The Transformation Team had looked at Income and fees/charges levels for:

 

·       Its deliverability in 2023/4 and 24/5

·       Views on if additional % increases would be deliverable

 

The outcome of that high level analysis was that:

·       A blanket % increase on all controllable fees and charges and budgets would not be advisable, as this would just increase the rolling year variances in specific areas. Those budgets needed adjusting to the correct base (both up and down).

·       Car parking, given the changes in 2024/5 should not be increased and allowed to stabilize at the new rates and take account of the full VAT implications.

·       Knowledge of the full extent of what was or was not Vatable in income lines also needs to be clarified – so the right budgets were set.

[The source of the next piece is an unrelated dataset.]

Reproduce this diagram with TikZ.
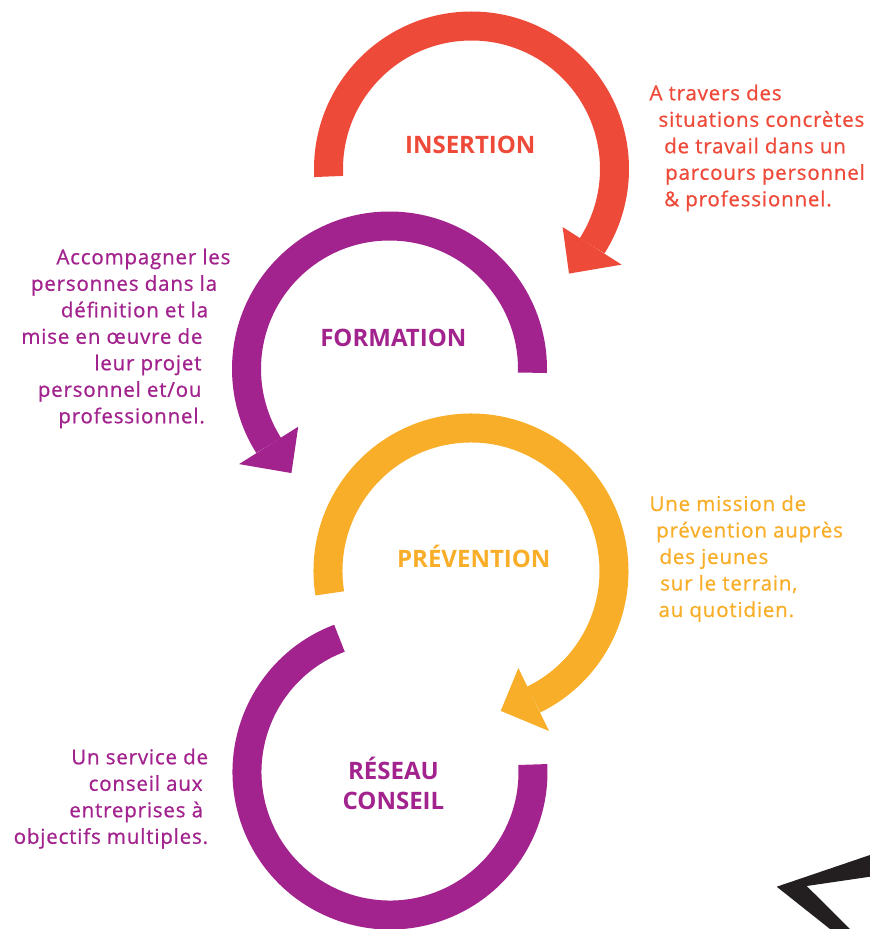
\documentclass[tikz,border=0pt]{standalone}
\usepackage{fontspec}
\setmainfont{Open Sans}
\newfontfamily\notefont{Open Sans}[LetterSpace=4, FakeBold=0.8]
\usepackage{tikz}
\usetikzlibrary{calc}
\definecolor{ringred}{HTML}{EE4A39}
\definecolor{ringpurple}{HTML}{A2238D}
\definecolor{ringorange}{HTML}{F8AE29}
\definecolor{frameblack}{HTML}{231F20}
\tikzstyle{ring.arc} = [line width=29pt]
\tikzstyle{ring.title} = [font=\bfseries\fontsize{24}{30}\selectfont, inner sep=0pt, align=center]
\tikzstyle{ring.note} = [font=\notefont\fontsize{20.5}{26.5}\selectfont, inner sep=0pt]

\begin{document}
\begin{tikzpicture}[x=1pt, y=1pt]
\useasboundingbox (0,0) rectangle (870,-929);

% centres
\coordinate (insertion) at (471.5,-169);
\coordinate (formation) at (389.5,-369);
\coordinate (prevention) at (471,-571);
\coordinate (reseau) at (390,-772);

% anneaux
\draw[ring.arc, ringred] ($(insertion)+(183:143)$) arc[start angle=183, end angle=-32.5, radius=143];
\fill[ringred] ($(insertion)+(-32.5:108)$) -- ($(insertion)+(-32.5:178)$) -- ($(insertion)+(-47:143)$) -- cycle;

\draw[ring.arc, ringpurple] ($(formation)+(-1.5:143)$) arc[start angle=-1.5, end angle=212.3, radius=143];
\fill[ringpurple] ($(formation)+(212.3:108)$) -- ($(formation)+(212.3:178)$) -- ($(formation)+(226.7:143)$) -- cycle;

\draw[ring.arc, ringorange] ($(prevention)+(189:143)$) arc[start angle=189, end angle=-64, radius=143];
\fill[ringorange] ($(prevention)+(-64:108)$) -- ($(prevention)+(-64:178)$) -- ($(prevention)+(-78:143)$) -- cycle;

\draw[ring.arc, ringpurple] ($(reseau)+(110.7:143)$) arc[start angle=110.7, end angle=363, radius=143];

% titres
\node[ring.title, ringred, anchor=base] (insertion_title) at (470.3,-153.3) {INSERTION};
\node[ring.title, ringpurple, anchor=base] (formation_title) at (393.3,-346.7) {FORMATION};
\node[ring.title, ringorange, anchor=base] (prevention_title) at (473.8,-567.3) {PRÉVENTION};
\node[ring.title, ringpurple] (reseau_title) at (393.4,-783) {RÉSEAU\\CONSEIL};

% textes
\node[ring.note, ringred, anchor=north west, align=left] (insertion_text) at (649.3,-84.5)
  {A travers des\\ \hspace*{9pt}situations concrètes\\ \hspace*{14.7pt}de travail dans un\\ \hspace*{15.7pt}parcours personnel\\ \hspace*{14.7pt}\& professionnel.};
\node[ring.note, ringpurple, anchor=north east, align=right] (formation_text) at (230.7,-248.5)
  {Accompagner les\\ personnes dans la\hspace*{13.4pt}\null\\ définition et la\hspace*{22.4pt}\null\\ mise en œuvre de\hspace*{28pt}\null\\ leur projet\hspace*{29pt}\null\\ personnel et/ou\hspace*{29pt}\null\\ professionnel.\hspace*{25.7pt}\null};
\node[ring.note, ringorange, anchor=north west, align=left] (prevention_text) at (649.3,-495.2)
  {Une mission de\\ \hspace*{6.7pt}prévention auprès\\ \hspace*{10pt}des jeunes\\ \hspace*{10.7pt}sur le terrain,\\ \hspace*{9pt}au quotidien.};
\node[ring.note, ringpurple, anchor=north east, align=right] (reseau_text) at (208.3,-748.5)
  {Un service de\\ conseil aux\hspace*{5.6pt}\null\\ entreprises à\hspace*{5pt}\null\\ objectifs multiples.};

% coin noir
\fill[frameblack] (776.7,-886.7) -- (870,-855) -- (870,-876.7) -- (806.7,-886) -- (850,-929) -- (830,-929) -- cycle;
\end{tikzpicture}
\end{document}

·       Garden and trade waste and cesspools were all areas where above inflation increases could be variable with previous years and current forecasting showing promise.

 

Detailed Fees and Charges, at a 4% increase were set out in Appendix B.

 

The existing 24/25 MTFP saw general fund balances increase by £27k over the three year period as the original plan moved the Council towards sustainability.  Now that the 2020/21 and 2021/22 accounts had been closed and we had far clearer positions on the 2022/23 and 2023/4 outturn positions a stronger reserves position was reflected in Appendix C.

 

Appendix D sets out the present capital programme as agreed at Council in February.  Spend to date at Q2 is £1.993m. The table at 3.44 highlights the present Capital programme position to 2029/30 rolling forward the “Rolling Budgets” for an additional year.  To date only two new capital items had been added.

 

Initial Risk Assessments and Robust Statement implications were set out in paragraphs 3.46 to 3.52. It should be noted that the MTFP highlights that the current financial position was potentially untenable without some form of intervention or further substantial savings, and that this would become clearer with the Provisional Local Government Settlement in December.

 

Tranche One was the first Phase of the 2025/26 budget process. There would be consultation via the quarterly “Customer Survey” to see if more stakeholders could be reached.  This would happen over November and December.

 

At the invitationj of the Leader, Councillor P.M. McDonald commented that the Finance and Budget Working Group had raised some questions with regards to the Parking Report and Parking Machine Replacements.  The Executive Director - Environment and Communities agreed to check on the progress of this.

 

Members referred to the upcoming waste requirements and the impact on the Councils budgets in meeting these proposals. Officers provided brief information on local authorities that had moved to three weekly collections, a reduction in grey bin collections and paper and card specific collections. Officers also referred briefly to the green bag scheme in Norway.

 

The Leader commented that a number of local authorities had been running such services for a number of years and had therefore made service savings.

 

RESOLVED that Cabinet notes

 

1.               the inputs into the Council’s Medium Term Financial Plan as at the start of October, and the associated risks and opportunities;

 

2.               these inputs had been used, along with the 2024/25-26/27 Medium Term Financial Plan (MTFP) agreed by Council in February 2024, to project an initial “gap” to be closed;

 

3.               an initial Tranche of savings proposals, as set out in Section 3.25 and the associated Savings Proposal Document in Appendix A, published on the 2nd December and any feedback would be considered by Cabinet in January 2025 prior to seeking approval at Council in January 2025; and

 

4.               Tranche 2 of this process would add further information such as the Provisional Local Government Settlement to give a final financial position for the Council.